» **WHAT TO PRODUCE**:
Reproduce all of the data below without alteration; exclude every picture.

» **DATA**:
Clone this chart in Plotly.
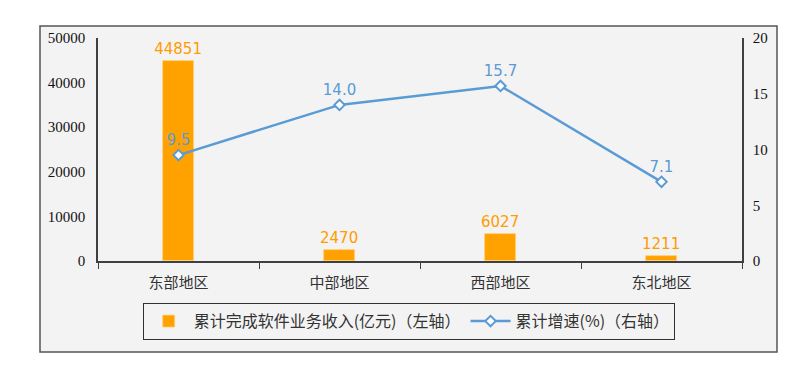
import plotly.graph_objects as go

categories = ["东部地区", "中部地区", "西部地区", "东北地区"]
revenue = [44851, 2470, 6027, 1211]
growth = [9.5, 14.0, 15.7, 7.1]
revenue_labels = ["44851", "2470", "6027", "1211"]
growth_labels = ["9.5", "14.0", "15.7", "7.1"]
left_ticks = [0, 10000, 20000, 30000, 40000, 50000]
right_ticks = [0, 5, 10, 15, 20]

# page body has an 8px margin; work in screen pixels and compensate
OFF = 8
W, H = 800 - OFF, 373 - OFF
PL, PR, PT, PB = 98, 742, 38, 261  # plot area in screen pixels
L, R, T, B = PL - OFF, W - (PR - OFF), PT - OFF, H - (PB - OFF)
pw, ph = PR - PL, PB - PT

def px_x(x):
    return (x - PL) / pw

def px_y(y):
    return (PB - y) / ph

SERIF = "Liberation Serif"

fig = go.Figure()
fig.add_trace(go.Bar(
    x=categories, y=revenue, name="累计完成软件业务收入(亿元)（左轴）",
    marker=dict(color="#ffa200", line=dict(color="#ffd27a", width=0.8)),
    width=0.19,
    text=revenue_labels, textposition="outside", constraintext="none",
    textfont=dict(family="DejaVu Sans", size=15, color="#ff9c00"),
    cliponaxis=False,
))
fig.add_trace(go.Scatter(
    x=categories, y=growth, name="累计增速(%)（右轴）", yaxis="y2",
    mode="lines+markers+text",
    line=dict(color="#5b9bd5", width=2.5),
    marker=dict(symbol="diamond", size=8, color="white", line=dict(color="#5b9bd5", width=2)),
    text=growth_labels, textposition="top center",
    textfont=dict(family="DejaVu Sans", size=15, color="#5b9bd5"),
    cliponaxis=False,
))

fig.update_layout(
    width=W, height=H,
    margin=dict(l=L, r=R, t=T, b=B, autoexpand=False),
    paper_bgcolor="white",
    plot_bgcolor="rgba(0,0,0,0)",
    bargap=0,
    showlegend=True,
    xaxis=dict(
        type="category", showgrid=False, showline=True, linecolor="#404040", linewidth=1.5,
        ticks="outside", tickson="boundaries", ticklen=6, tickcolor="#404040", tickwidth=1,
        tickfont=dict(family="Noto Sans CJK SC", size=15, color="#333"),
        ticklabelstandoff=7,
        zeroline=False, automargin=False,
    ),
    yaxis=dict(
        range=[0, 50000], tickvals=left_ticks, ticktext=[str(v) for v in left_ticks],
        showgrid=False, showline=True, linecolor="#404040", linewidth=1.5, zeroline=False,
        ticks="", tickfont=dict(family=SERIF, size=15, color="#111"),
        ticklabelstandoff=8, automargin=False,
    ),
    yaxis2=dict(
        range=[0, 20], tickvals=right_ticks, overlaying="y", side="right",
        showgrid=False, showline=True, linecolor="#404040", linewidth=1.5, zeroline=False,
        ticks="", tickfont=dict(family=SERIF, size=15, color="#111"),
        ticklabelstandoff=6, automargin=False,
    ),
    legend=dict(
        orientation="h", x=px_x(409), xanchor="center", y=px_y(303), yanchor="top",
        bordercolor="#303030", borderwidth=1.2, bgcolor="rgba(0,0,0,0)",
        font=dict(family="Noto Sans CJK SC", size=16, color="#333"),
        itemwidth=40,
    ),
    shapes=[dict(
        type="rect", xref="paper", yref="paper",
        x0=px_x(40), x1=px_x(777), y0=px_y(352), y1=px_y(26),
        fillcolor="#f3f3f3", line=dict(color="#555", width=1.5), layer="below",
    )],
)

fig.write_html("out.html")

» **RESPONSE FOR THIS EXERCISE**:
Clone this chart in Plotly.
import plotly.graph_objects as go

categories = ["东部地区", "中部地区", "西部地区", "东北地区"]
revenue = [44851, 2470, 6027, 1211]
growth = [9.5, 14.0, 15.7, 7.1]
revenue_labels = ["44851", "2470", "6027", "1211"]
growth_labels = ["9.5", "14.0", "15.7", "7.1"]
left_ticks = [0, 10000, 20000, 30000, 40000, 50000]
right_ticks = [0, 5, 10, 15, 20]

# page body has an 8px margin; work in screen pixels and compensate
OFF = 8
W, H = 800 - OFF, 373 - OFF
PL, PR, PT, PB = 98, 742, 38, 261  # plot area in screen pixels
L, R, T, B = PL - OFF, W - (PR - OFF), PT - OFF, H - (PB - OFF)
pw, ph = PR - PL, PB - PT

def px_x(x):
    return (x - PL) / pw

def px_y(y):
    return (PB - y) / ph

SERIF = "Liberation Serif"

fig = go.Figure()
fig.add_trace(go.Bar(
    x=categories, y=revenue, name="累计完成软件业务收入(亿元)（左轴）",
    marker=dict(color="#ffa200", line=dict(color="#ffd27a", width=0.8)),
    width=0.19,
    text=revenue_labels, textposition="outside", constraintext="none",
    textfont=dict(family="DejaVu Sans", size=15, color="#ff9c00"),
    cliponaxis=False,
))
fig.add_trace(go.Scatter(
    x=categories, y=growth, name="累计增速(%)（右轴）", yaxis="y2",
    mode="lines+markers+text",
    line=dict(color="#5b9bd5", width=2.5),
    marker=dict(symbol="diamond", size=8, color="white", line=dict(color="#5b9bd5", width=2)),
    text=growth_labels, textposition="top center",
    textfont=dict(family="DejaVu Sans", size=15, color="#5b9bd5"),
    cliponaxis=False,
))

fig.update_layout(
    width=W, height=H,
    margin=dict(l=L, r=R, t=T, b=B, autoexpand=False),
    paper_bgcolor="white",
    plot_bgcolor="rgba(0,0,0,0)",
    bargap=0,
    showlegend=True,
    xaxis=dict(
        type="category", showgrid=False, showline=True, linecolor="#404040", linewidth=1.5,
        ticks="outside", tickson="boundaries", ticklen=6, tickcolor="#404040", tickwidth=1,
        tickfont=dict(family="Noto Sans CJK SC", size=15, color="#333"),
        ticklabelstandoff=7,
        zeroline=False, automargin=False,
    ),
    yaxis=dict(
        range=[0, 50000], tickvals=left_ticks, ticktext=[str(v) for v in left_ticks],
        showgrid=False, showline=True, linecolor="#404040", linewidth=1.5, zeroline=False,
        ticks="", tickfont=dict(family=SERIF, size=15, color="#111"),
        ticklabelstandoff=8, automargin=False,
    ),
    yaxis2=dict(
        range=[0, 20], tickvals=right_ticks, overlaying="y", side="right",
        showgrid=False, showline=True, linecolor="#404040", linewidth=1.5, zeroline=False,
        ticks="", tickfont=dict(family=SERIF, size=15, color="#111"),
        ticklabelstandoff=6, automargin=False,
    ),
    legend=dict(
        orientation="h", x=px_x(409), xanchor="center", y=px_y(303), yanchor="top",
        bordercolor="#303030", borderwidth=1.2, bgcolor="rgba(0,0,0,0)",
        font=dict(family="Noto Sans CJK SC", size=16, color="#333"),
        itemwidth=40,
    ),
    shapes=[dict(
        type="rect", xref="paper", yref="paper",
        x0=px_x(40), x1=px_x(777), y0=px_y(352), y1=px_y(26),
        fillcolor="#f3f3f3", line=dict(color="#555", width=1.5), layer="below",
    )],
)

fig.write_html("out.html")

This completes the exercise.